L’expérience démontre que la posture adoptée face à ces constats fait toute la dif­férence : un gestionnaire qui anticipe les observations, prépare des réponses argu­mentées et met en oeuvre sans délai les recommandations établit un climat de confiance durable. Une bonne collabora­tion continue avec son auditeur est de nature à permettre d’anticiper d’éventuel­lement manquements et de diminuer ces risques. La souscription à une assurance responsabilité civile, pour ceux qui ne l’auraient pas encore fait, est également un élément contribuant à la diminution du risque, financier cette fois-ci.

Il serait pourtant réducteur de voir dans ce cadre réglementaire uniquement une contrainte. Les gestionnaires de fortune qui intègrent la gestion des risques dans leur stratégie globale transforment cette exi­gence en levier compétitif. Loin de brider l’initiative, la mise en place d’une culture de conformité favorise la clarté des décisions, fluidifie la communication interne et ren­force la relation de confiance avec les clients et partenaires. Encourager la remontée d’informations sans crainte de sanction interne, impliquer l’ensemble des collaborateurs dans l’identification et la maîtrise des risques et valoriser les contrô­les comme un gage de sérieux deviennent alors autant de marqueurs distinctifs sur un marché de plus en plus exigeant.
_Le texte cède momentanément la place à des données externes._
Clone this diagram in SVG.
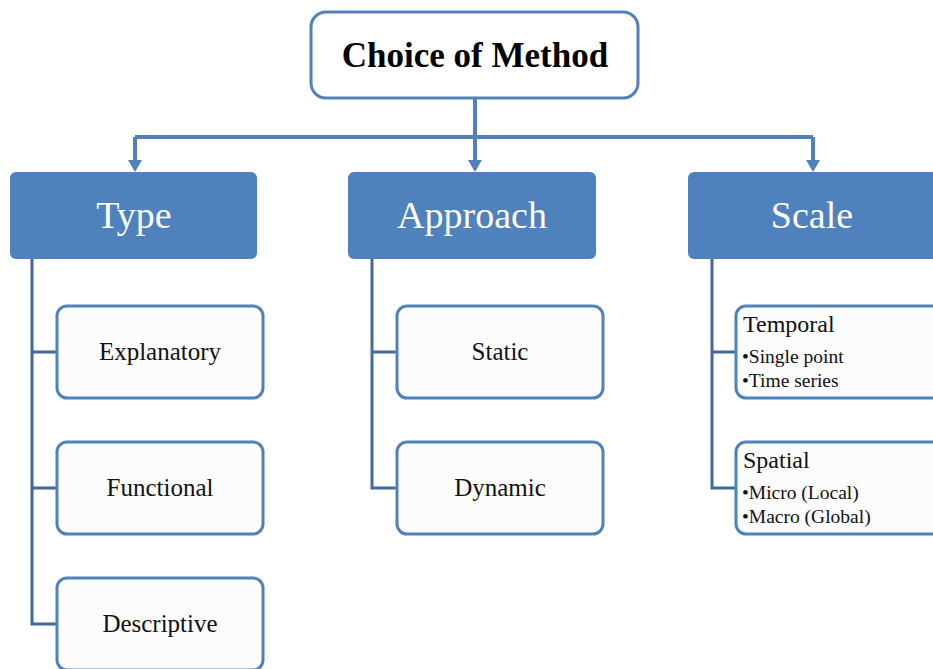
<svg xmlns="http://www.w3.org/2000/svg" width="933" height="669" viewBox="0 0 933 669">
<defs>
<style>
.hdr{fill:#4F81BD;}
.hdrt{font-family:"Liberation Serif",serif;font-size:38px;fill:#fff;text-anchor:middle;}
.child{fill:#FCFCFC;stroke:#4F81BD;stroke-width:3;}
.ct{font-family:"Liberation Serif",serif;font-size:25px;fill:#111;text-anchor:middle;}
.lt{font-family:"Liberation Serif",serif;font-size:24px;fill:#111;}
.bt{font-family:"Liberation Serif",serif;font-size:19.5px;fill:#111;}
.top{stroke:#4F81BD;stroke-width:4;fill:none;}
.trunk{stroke:#41699A;stroke-width:3;fill:none;}
</style>
</defs>
<rect width="933" height="669" fill="#fff"/>
<g id="connectors">
<path class="top" d="M475,99 V137"/>
<path class="top" d="M135,137 H813"/>
<path class="top" d="M135,137 V163"/>
<path class="top" d="M475,137 V163"/>
<path class="top" d="M813,137 V163"/>
<path d="M128,160 L142,160 L135,172 Z" fill="#4F81BD"/>
<path d="M468,160 L482,160 L475,172 Z" fill="#4F81BD"/>
<path d="M806,160 L820,160 L813,172 Z" fill="#4F81BD"/>
<path class="trunk" d="M32,259 V624 H57 M32,352 H57 M32,488 H57"/>
<path class="trunk" d="M372,259 V488 H397 M372,352 H397"/>
<path class="trunk" d="M712,259 V488 H736 M712,352 H736"/>
</g>
<g id="choice">
<rect x="311" y="12" width="327" height="86" rx="15" fill="#fff" stroke="#4F81BD" stroke-width="3"/>
<text x="475" y="67" font-family="Liberation Serif,serif" font-size="35" font-weight="bold" text-anchor="middle" fill="#000">Choice of Method</text>
</g>
<g id="type">
<rect class="hdr" x="10" y="172" width="247" height="87" rx="6"/>
<text class="hdrt" x="134" y="228">Type</text>
</g>
<g id="approach">
<rect class="hdr" x="348" y="172" width="248" height="87" rx="6"/>
<text class="hdrt" x="472" y="228">Approach</text>
</g>
<g id="scale">
<rect class="hdr" x="688" y="172" width="255" height="87" rx="6"/>
<text class="hdrt" x="812" y="228">Scale</text>
</g>
<g id="explanatory">
<rect class="child" x="57" y="306" width="206" height="92" rx="10"/>
<text class="ct" x="160" y="360">Explanatory</text>
</g>
<g id="functional">
<rect class="child" x="57" y="442" width="206" height="92" rx="10"/>
<text class="ct" x="160" y="496">Functional</text>
</g>
<g id="descriptive">
<rect class="child" x="57" y="578" width="206" height="92" rx="10"/>
<text class="ct" x="160" y="632">Descriptive</text>
</g>
<g id="static">
<rect class="child" x="397" y="306" width="206" height="92" rx="10"/>
<text class="ct" x="500" y="360">Static</text>
</g>
<g id="dynamic">
<rect class="child" x="397" y="442" width="206" height="92" rx="10"/>
<text class="ct" x="500" y="496">Dynamic</text>
</g>
<g id="temporal">
<rect class="child" x="736" y="306" width="210" height="92" rx="10"/>
<text class="lt" x="743" y="332">Temporal</text>
<text class="bt" x="742" y="363">•Single point</text>
<text class="bt" x="742" y="387">•Time series</text>
</g>
<g id="spatial">
<rect class="child" x="736" y="442" width="210" height="92" rx="10"/>
<text class="lt" x="743" y="468">Spatial</text>
<text class="bt" x="742" y="499">•Micro (Local)</text>
<text class="bt" x="742" y="523">•Macro (Global)</text>
</g>
</svg>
Sous le régime de la LEFin, la conformité n’est pas un objectif figé, mais un proces­sus vivant qui exige anticipation, rigueur et engagement. Loin d’être un coût, la gestion proactive des risques organisationnels et la vigilance constante des organes de direc­tion constituent un investissement stratégi­que. Elles renforcent la stabilité, protègent la réputation et soutiennent la croissance. Dans un secteur où la confiance reste la première valeur, elles sont sans doute l’as­surance la plus précieuse que puisse offrir un gestionnaire de fortune.

Guillaume de Boccard

Geneva Compliance Group

Guillaume de Boccard est associé fondateur de Geneva Compliance Group. Il est spécialisé dans la mise en place et la gestion de projets juridiques et réglementaires, notamment dans le secteur financier. Il supervise l’ensemble des activités de conseil. Titulaire du brevet d’avocat, et détenteur d’un MBA de l’INSEAD, il a précédemment exercé ses activités auprès de de Boccard Conseil. Il a travaillé également pour Pictet & Cie, à Genève, et Credit Suisse, à Zurich.